Gov. Ivey awards $2.5M grant to Alabama Aviation College

Gov. Ivey awards $2.5M grant to Alabama Aviation College

OZARK, AL (WSFA) - Alabama Aviation College in Ozark just got a big boost to their school's budget. Gov. Kay Ivey approved a $2.5 million grant for the college. The check was presented at a ceremony at the school Friday morning.

According to the school's president, the money will go toward purchasing new equipment students can use in the mechanic program, renovating facilities, and building a new composite lab where students can work hands-on with equipment.

"The grant will do wonders for our college in terms of improvement to our infrastructure we have a lot of needs we plan to address with this money. Equipment and supplies are some, but in terms of renovations and repairs to certain buildings – which will allow us to better serve our students," said Matt Rodgers, Enterprise Community College President.

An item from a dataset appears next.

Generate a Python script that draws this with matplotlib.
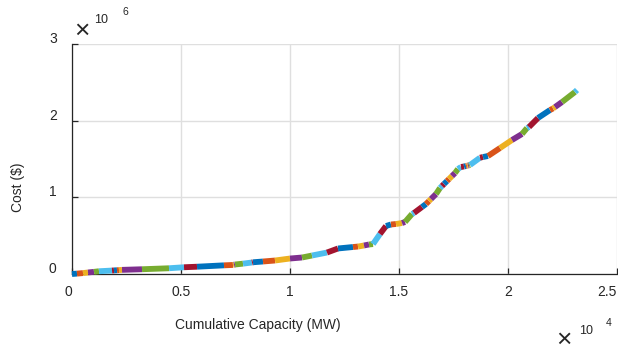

The school also hopes this will help increase enrollment because they'll have more resources.

"It will get back like it was a few years ago when we had 1,000 students here. Now they're starting to build. It got down to 100 students," said Ozark Mayor Bob Bunting.

President Rodgers says the investment in better training students will help fill gaps in the local workforce.

"We have a lot of employers in the area that badly need skilled workers in this particular area. We feel like there is an uptick. This improvement facility wise will allow us to expand our opportunities for our students," said Rodgers.

One of the major employers needing skilled workers is just 11 miles from the college – Fort Rucker.

"Fort Rucker is the economic engine that drives our economy. It's the largest employer. And then the largest employer at Fort Rucker is the maintenance contract. This school has to be the economic engine to provide those mechanics," said Bunting.

Over the next two years, Alabama's workforce is expected to change. By 2020, 62 percent of jobs available in Alabama will require a post-secondary certificate or degree, but today only 37 percent of the workforce has the credentials, according to Gov. Ivey's office.

Ivey noted the grant investment is bigger than just funding campus development.

"This isn't just an investment in our campus, but rather an investment in our people and their future and thus an investment in Alabama," Ivey explained.

Students who graduate from the mechanic program at the aviation school go on to earn an average starting salary of $54,240 a year.

The college says it hasn't decided which buildings will be renovated yet. They plan to work with local businesses to discuss what changes need to happen on campus to help prepare students for the local workforce.

According to the president, they will meet with architects in the next few weeks and hope to have work complete by sometime next year.